Does anyone know of any places to rent for short term in wellington?
no preference to house,flat,apartment or house share.
it will be for approx 8 week.....my partner flys out end of november & i will be joining him mid jan....he will need it fully furnished.


----------



## escapedtonz (Apr 6, 2012)

maximoo11 said:


> Hi...
> Does anyone know of any places to rent for short term in wellington?
> no preference to house,flat,apartment or house share.
> it will be for approx 8 week.....my partner flys out end of november & i will be joining him mid jan....he will need it fully furnished.


Hey Sarah,
There's a 1 bedroom apt advert just recently gone up at work on our intranet.
The lady advertising it works for Transpower like me and is looking to move out in around 4 weeks but is negotiable.
She has advertised it on TradeMe "Wellington Central, 1 bedroom".
Check it out online. It's number 164 The Terrace right in the heart of the CBD and Chris will be right next to the motorway out of Wellington to get to work in Petone.
It's fully furnished and has a secure parking space for his company car/van.
She is looking for a more long term tenant but she may consider Chris for a few months short term rent.
$475 a week for fully furnished is excellent.
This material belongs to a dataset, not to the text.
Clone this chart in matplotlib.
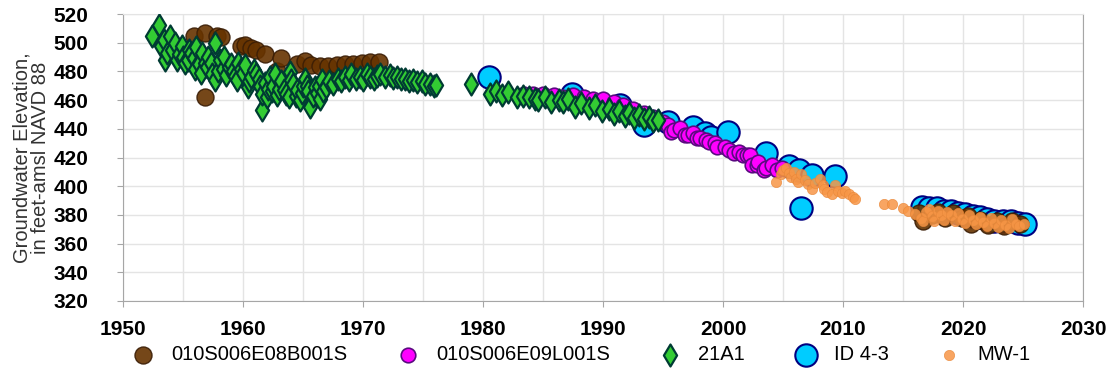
import matplotlib
matplotlib.use("Agg")
import matplotlib.pyplot as plt
from matplotlib.ticker import MultipleLocator

# 010S006E08B001S
b_year = [1955.9, 1956.8, 1956.8, 1957.8, 1958.2, 1959.8, 1960.2, 1960.7, 1961.1, 1961.8,
          1962.8, 1963.2, 1964.5, 1965.2, 1965.7, 1966.4, 1967.1, 1967.8, 1968.5, 1969.2,
          1969.9, 1970.6, 1971.3,
          2016.3, 2016.7, 2017.4, 2017.9, 2018.5, 2019.2, 2019.9, 2020.4, 2020.7, 2021.4,
          2022.1, 2022.8, 2023.4, 2024.1, 2024.75]
b_elev = [504.5, 462, 506.5, 505, 504, 498, 498.5, 496.5, 495, 492,
          480, 489, 485.5, 487.5, 484.5, 484, 484, 484.5, 485, 485.5,
          486, 486.5, 486.5,
          381, 375.5, 380, 382, 378, 381, 377.5, 379, 374, 376.5,
          373, 375.5, 372, 376, 374]

# 010S006E09L001S
m_year = [1983.4, 1984.2, 1985.0, 1985.9, 1986.7, 1987.5, 1988.4, 1989.2, 1990.0, 1990.9,
          1991.7, 1992.5, 1993.4, 1994.2, 1995.0, 1995.4, 1995.7, 1995.9, 1996.4, 1996.8,
          1997.1, 1997.5, 1997.8, 1998.1, 1998.6, 1998.8, 1999.3, 1999.5, 2000.2, 2000.5,
          2000.9, 2001.3, 2001.7, 2002.0, 2002.25, 2002.4, 2002.8, 2002.9, 2003.4, 2003.6,
          2004.1, 2004.5, 2004.9]
m_elev = [464.5, 464.5, 464, 463.5, 462.5, 463.5, 462, 460.5, 461, 459,
          456.5, 454, 451, 448.5, 445, 442.5, 438, 439, 440.5, 435.5,
          435.5, 437, 433.5, 433.5, 432, 431, 430, 427.5, 427.5, 425,
          423, 424, 421.5, 421.5, 421.5, 415, 415, 417, 411.5, 413,
          414.5, 411.5, 412.5]

# 21A1
g_year = [1952.4, 1953.0, 1953.2, 1953.4, 1953.5, 1953.7, 1953.9, 1954.1, 1954.3, 1954.5,
          1954.7, 1954.9, 1955.0, 1955.2, 1955.4, 1955.5, 1955.7, 1955.9, 1956.0, 1956.1,
          1956.3, 1956.5, 1956.6, 1956.8, 1957.0, 1957.1, 1957.3, 1957.4, 1957.7, 1957.7,
          1957.9, 1958.1, 1958.3, 1958.4, 1958.6, 1958.8, 1959.0, 1959.2, 1959.3, 1959.5,
          1959.6, 1959.8, 1960.0, 1960.2, 1960.4, 1960.5, 1960.7, 1960.9, 1961.1, 1961.3,
          1961.4, 1961.6, 1961.6, 1961.8, 1962.0, 1962.1, 1962.25, 1962.4, 1962.5, 1962.7,
          1962.8, 1963.0, 1963.2, 1963.4, 1963.6, 1963.8, 1963.9, 1964.0, 1964.2, 1964.4,
          1964.5, 1964.75, 1964.9, 1965.0, 1965.2, 1965.3, 1965.4, 1965.6, 1965.8, 1966.0,
          1966.2, 1966.3, 1966.4, 1966.55, 1966.7, 1966.9,
          1967.2, 1967.5, 1967.9, 1968.2, 1968.5, 1968.8, 1969.0, 1969.4, 1969.75, 1970.0,
          1970.3, 1970.6, 1970.9, 1971.2, 1971.4, 1971.8, 1972.25, 1972.5, 1972.8, 1973.2,
          1973.5, 1973.8, 1974.2, 1974.5, 1974.9, 1975.2, 1975.6, 1975.9, 1976.1,
          1979.0, 1980.6, 1981.1, 1981.6, 1982.1, 1982.8, 1983.3, 1983.8, 1984.3, 1984.6,
          1985.2, 1985.7, 1986.3, 1986.7, 1987.1, 1987.7, 1988.2, 1988.8, 1989.3, 1989.9,
          1990.5, 1990.9, 1991.3, 1991.8, 1992.2, 1992.6, 1993.0, 1993.4, 1993.8, 1994.2,
          1994.6]
g_elev = [505, 512, 498, 502, 488, 493, 505, 495, 500, 488,
          492, 498, 490, 486, 488, 495, 492.5, 489, 482, 497,
          485, 479, 493, 486, 483, 490, 486, 478, 499.5, 474,
          480, 488, 482, 490, 477.5, 483, 485.5, 480, 477, 474,
          486, 482, 479, 484.5, 469, 473, 476, 481, 478.5, 475,
          470, 453, 464.5, 472, 462, 468, 476, 466, 470, 478,
          463.5, 468, 473, 467, 464.5, 462, 479.5, 474, 471, 463,
          467, 460, 465, 470, 475, 470, 466, 455.5, 463, 469,
          465, 470, 461, 474, 466, 469,
          473, 471.5, 475, 473, 476, 474, 478.5, 475, 476, 474,
          478.5, 476, 475, 477, 478.5, 476, 477.5, 475.5, 476, 474.5,
          475, 473.5, 474, 472.5, 473, 471.5, 471.5, 470, 470.5,
          471, 464.5, 466, 463.5, 465.5, 462.5, 463, 462, 461, 460,
          462, 459, 460, 458.5, 461, 455.5, 458, 454.5, 456.5, 452.5,
          454, 450.5, 452.5, 449, 451, 447.5, 449.5, 446.5, 448, 445.5,
          446]

# ID 4-3
c_year = [1980.5, 1987.4, 1991.4, 1993.4, 1995.4, 1997.5, 1998.5, 1999.0, 2000.4, 2003.6,
          2005.5, 2006.3, 2006.5, 2007.4, 2009.3,
          2016.6, 2017.2, 2017.8, 2018.4, 2019.0, 2019.6, 2020.2, 2020.8, 2021.4, 2022.0,
          2022.6, 2023.3, 2024.0, 2024.6, 2025.2]
c_elev = [476, 464, 456.5, 443, 445, 441.5, 437, 434.5, 437.5, 423,
          414, 411.5, 385, 408, 407,
          385.5, 385, 384.5, 383, 382.5, 381, 380.5, 379.5, 378.5, 377,
          376, 375.5, 376, 374.5, 373.5]

# MW-1
o_year = [2004.4, 2004.8, 2005.0, 2005.25, 2005.5, 2005.7, 2005.9, 2006.1, 2006.25, 2006.5,
          2006.8, 2007.1, 2007.4, 2007.7, 2008.1, 2008.3, 2008.4, 2008.7, 2009.1, 2009.3,
          2009.6, 2009.9, 2010.2, 2010.5, 2010.8, 2011.0,
          2013.4, 2014.1, 2015.0, 2015.4, 2016.0,
          2016.5, 2016.7, 2016.9, 2017.2, 2017.4, 2017.6, 2017.9, 2018.2, 2018.4, 2018.7,
          2019.0, 2019.3, 2019.6, 2019.9, 2020.2, 2020.5, 2020.8, 2021.1, 2021.4, 2021.7,
          2022.0, 2022.3, 2022.6, 2022.9, 2023.2, 2023.5, 2023.8, 2024.1, 2024.4, 2024.7,
          2025.1]
o_elev = [403, 408.5, 411, 413, 409, 406.5, 410, 405, 403, 408.5,
          404, 401.5, 398, 402, 405, 401, 398, 396, 394.5, 400.5,
          397, 395, 397, 394.5, 392.5, 391,
          387.5, 387.5, 385, 383, 380.5,
          378, 375.5, 382, 384, 379, 376, 383, 380, 376.5, 382,
          380, 376, 381, 377, 374.5, 380, 376.5, 373.5, 378.5, 375,
          372.5, 377.5, 374.5, 371.5, 376.5, 373, 371, 377, 374, 372,
          373.5]

plt.rcParams["font.family"] = ["Liberation Sans", "DejaVu Sans"]

fig = plt.figure(figsize=(11.09, 3.85), dpi=100)
ax = fig.add_axes([0.1109, 0.2182, 0.8657, 0.7454])

s_c = ax.scatter(c_year, c_elev, s=260, marker="o", facecolor="#00ccff",
                 edgecolor="#000080", linewidth=1.5, zorder=2, label="ID 4-3")
s_b = ax.scatter(b_year, b_elev, s=150, marker="o", facecolor="#663300",
                 edgecolor="#3a1d05", linewidth=1, alpha=0.9, zorder=3, label="010S006E08B001S")
s_m = ax.scatter(m_year, m_elev, s=110, marker="o", facecolor="#ff00ff",
                 edgecolor="#5a0a80", linewidth=1.2, zorder=4, label="010S006E09L001S")
s_g = ax.scatter(g_year, g_elev, s=125, marker="d", facecolor="#33cc33",
                 edgecolor="#003b33", linewidth=1.6, zorder=5, label="21A1")
s_o = ax.scatter(o_year, o_elev, s=55, marker="o", facecolor="#f79646",
                 edgecolor="#e8883a", linewidth=0.5, alpha=0.85, zorder=6, label="MW-1")

ax.set_xlim(1950, 2030)
ax.set_ylim(320, 520)
ax.xaxis.set_major_locator(MultipleLocator(10))
ax.xaxis.set_minor_locator(MultipleLocator(5))
ax.yaxis.set_major_locator(MultipleLocator(20))
ax.grid(True, which="both", color="#e4e4e4", linewidth=1)
ax.set_axisbelow(True)

for side in ["left", "bottom", "right"]:
    ax.spines[side].set_color("#a6a6a6")
ax.spines["top"].set_color("#e4e4e4")

ax.tick_params(axis="both", which="major", length=4, color="#a6a6a6",
               labelsize=15)
ax.tick_params(axis="y", pad=21)
ax.tick_params(axis="x", pad=10)
ax.tick_params(axis="x", which="minor", length=0)
for lbl in ax.get_xticklabels() + ax.get_yticklabels():
    lbl.set_fontweight("bold")

ax.set_ylabel("Groundwater Elevation,\nin feet-amsl NAVD 88", fontsize=14.5,
              color="#333333", linespacing=1.0)
ax.yaxis.set_label_coords(-0.076, 0.5)

fig.legend(handles=[s_b, s_m, s_g, s_c, s_o], loc="center",
           bbox_to_anchor=(0.52, 0.078), ncol=5, frameon=False, fontsize=14.5,
           handletextpad=0.4, columnspacing=2.0, scatterpoints=1)

plt.savefig("out.png", dpi=100)
plt.close()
We paid $725 for our first 2 months for a leaky/cold 3 bedder.
I could ask her for you ?
Let me know what you think.
Cheers
Chris


----------



## kiwigser (Mar 1, 2011)

*Holiday Parks*

If you cannot find a furnished flat etc. for a short stay, consider one of the holiday parks. You can choose the room standard, and have all the facilities. Not ideal, but it will work. I know short stay workers use them and they are comfortable.

Wellington TOP 10

Capital Gateway Motor Inn : Kiwi Holiday Parks


----------



## jsharbuck (Jul 26, 2012)

We found our short term furnished condo through a property management company. It gave us a chance to look around and get to know where we wanted to live without the pressure . Good luck


----------